The Sleepyhead decision is about priority of interests under the PPSA. It is not about amalgamations. We do not think that the court intended that its comments on the interpretation of "secured creditor" in the context of considering priority of interests in a liquidation situation would be applied to amalgamations. Such an application would mean that a company must give notice to all persons with interests registered on the PPSR. This would often be impractical and an unnecessary burden on an amalgamating company - some companies can have thousands of interests registered on the PPSR.

The Sleepyhead case involves consideration of competing interests between creditors of a company. The PPSA is a regime designed primarily for the creation and enforceability of security interests in personal property and the determination of priority between security interests in the same personal property. Persons register their interest in an asset on the PPSA in order to "give notice to the world" of that interest. In an amalgamation, the notice regime requires the company to give notice to its creditors. This is a relationship between the company and its creditors; the company will know who its secured creditors are. It is not necessary to link the notice regime with those persons who are registered on the PPSR as this will capture persons not intended to be given notice under the wording of the Companies Act.

The regime that existed prior to enactment of the PPSA was that a company that was intending to amalgamate must give notice to all persons with a charge over assets of the company, meaning persons with a fixed or floating charge over assets that were (in pre-PPSA terms) owned by the company. This would not encapsulate persons who had leased assets to the company, as the company did not own those assets. Nor would it apply to persons who had supplied goods to the company on the basis of a retention of title arrangement, as prior to payment for those goods the company did not own those goods (and post payment the supplier was not entitled to charge over the assets).
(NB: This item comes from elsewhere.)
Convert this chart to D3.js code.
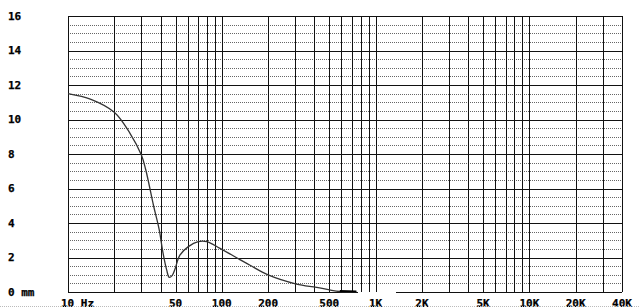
<!DOCTYPE html>
<html>
<head>
<meta charset="utf-8">
<script src="https://cdn.jsdelivr.net/npm/d3@7"></script>
<style>
  body { margin: 0; background: #fff; }
  svg { display: block; }
  text { font-family: "DejaVu Sans Mono", monospace; font-weight: bold; font-size: 11px; fill: #000; stroke: #000; stroke-width: 0.25px; }
</style>
</head>
<body>
<svg width="640" height="307"></svg>
<script>
var freqs = [10, 14.1, 20, 25.3, 30, 32, 36, 39.2, 41.3, 43.8, 45.5, 47.5, 49.7, 53.4, 60.6, 70.3, 79.8, 97.4, 131, 152.6, 200, 306, 414, 503, 585, 750];
var excursion = [11.5, 11.17, 10.42, 9.2, 7.94, 7.1, 5.0, 3.6, 2.35, 1.28, 0.85, 0.95, 1.35, 2.14, 2.63, 2.92, 2.92, 2.53, 1.88, 1.55, 0.99, 0.46, 0.27, 0.12, 0.03, 0];

var yTicks = [0, 2, 4, 6, 8, 10, 12, 14, 16];
var yLabels = ["0 mm", "2", "4", "6", "8", "10", "12", "14", "16"];
var yMinor = d3.range(0.5, 16, 0.5).filter(function(v) { return v % 2 != 0; });
var xGrid = [10, 20, 30, 40, 50, 60, 70, 80, 90, 100, 200, 300, 400, 500, 600, 700, 800, 900,
             1000, 2000, 3000, 4000, 5000, 6000, 7000, 8000, 9000, 10000, 20000, 30000, 40000];
var xTicks = [10, 50, 100, 200, 500, 1000, 2000, 5000, 10000, 20000, 40000];
var xLabels = ["10 Hz", "50", "100", "200", "500", "1K", "2K", "5K", "10K", "20K", "40K"];
var axisGap = [770, 1350];

var svg = d3.select("svg"),
    width = +svg.attr("width"),
    height = +svg.attr("height");

var x = d3.scaleLog().domain([10, 40000]).range([68, 622]);
var y = d3.scaleLinear().domain([0, 16]).range([292, 16]);

var grid = svg.append("g").attr("shape-rendering", "crispEdges");

grid.selectAll(".minor")
    .data(yMinor)
    .enter().append("line")
    .attr("x1", x(10)).attr("x2", x(40000))
    .attr("y1", function(d) { return Math.round(y(d)) + 0.5; })
    .attr("y2", function(d) { return Math.round(y(d)) + 0.5; })
    .attr("stroke", "#666")
    .attr("stroke-dasharray", "1,1");

grid.selectAll(".major")
    .data(yTicks.filter(function(d) { return d > 0; }))
    .enter().append("line")
    .attr("x1", x(10)).attr("x2", x(40000))
    .attr("y1", function(d) { return Math.round(y(d)) + 0.5; })
    .attr("y2", function(d) { return Math.round(y(d)) + 0.5; })
    .attr("stroke", "#111");

grid.selectAll(".vert")
    .data(xGrid)
    .enter().append("line")
    .attr("x1", function(d) { return Math.round(x(d)) + 0.5; })
    .attr("x2", function(d) { return Math.round(x(d)) + 0.5; })
    .attr("y1", y(16)).attr("y2", y(0))
    .attr("stroke", "#111");

// bottom edge, broken near 1K like the original
var bottom = [[10, axisGap[0]], [axisGap[1], 40000]];
grid.selectAll(".bottom")
    .data(bottom)
    .enter().append("line")
    .attr("x1", function(d) { return x(d[0]); })
    .attr("x2", function(d) { return x(d[1]); })
    .attr("y1", y(0) + 0.5).attr("y2", y(0) + 0.5)
    .attr("stroke", "#111");

var line = d3.line()
    .x(function(d, i) { return x(freqs[i]); })
    .y(function(d) { return y(d); })
    .curve(d3.curveCatmullRom.alpha(0.5));

svg.append("path")
    .datum(excursion)
    .attr("fill", "none")
    .attr("stroke", "#333")
    .attr("stroke-width", 1.3)
    .attr("d", line);

svg.append("path")
    .datum(excursion.slice(-2))
    .attr("fill", "none")
    .attr("stroke", "#000")
    .attr("stroke-width", 2)
    .attr("d", d3.line()
        .x(function(d, i) { return x(freqs[freqs.length - 2 + i]); })
        .y(function(d) { return y(d) - 0.5; }));

svg.selectAll(".ylab")
    .data(yTicks)
    .enter().append("text")
    .attr("x", 8)
    .attr("y", function(d) { return y(d); })
    .attr("dy", "0.36em")
    .style("white-space", "pre")
    .text(function(d, i) { return yLabels[i]; });

svg.selectAll(".xlab")
    .data(xTicks)
    .enter().append("text")
    .attr("x", function(d, i) { return i == 0 ? x(d) - 7 : x(d); })
    .attr("y", 307)
    .attr("text-anchor", function(d, i) { return i == 0 ? "start" : "middle"; })
    .text(function(d, i) { return xLabels[i]; });

svg.append("line")
    .attr("x1", 0).attr("x2", width)
    .attr("y1", height - 0.5).attr("y2", height - 0.5)
    .attr("stroke", "#bbb")
    .attr("stroke-dasharray", "1,1");
</script>
</body>
</html>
CALL FOR LEGISLATIVE REFORM

Parliament cannot have intended to significantly change the application of this provision by enactment of the PPSA so that all persons who had registered security interests over the PPSA would be entitled to notice of amalgamation. It would be useful, however, for Parliament to clarify that this was their intention. We think that it may be useful to have a separate definition for those persons to whom notice must be given, rather than using the "secured creditor" definition. This class of persons would be those persons who are entitled to a security interest over assets of the company which are owned by the company or to which the company has title, and for the avoidance of doubt does not include assets supplied under a retention of title arrangement which have not yet been paid for by the company or assets leased to the company.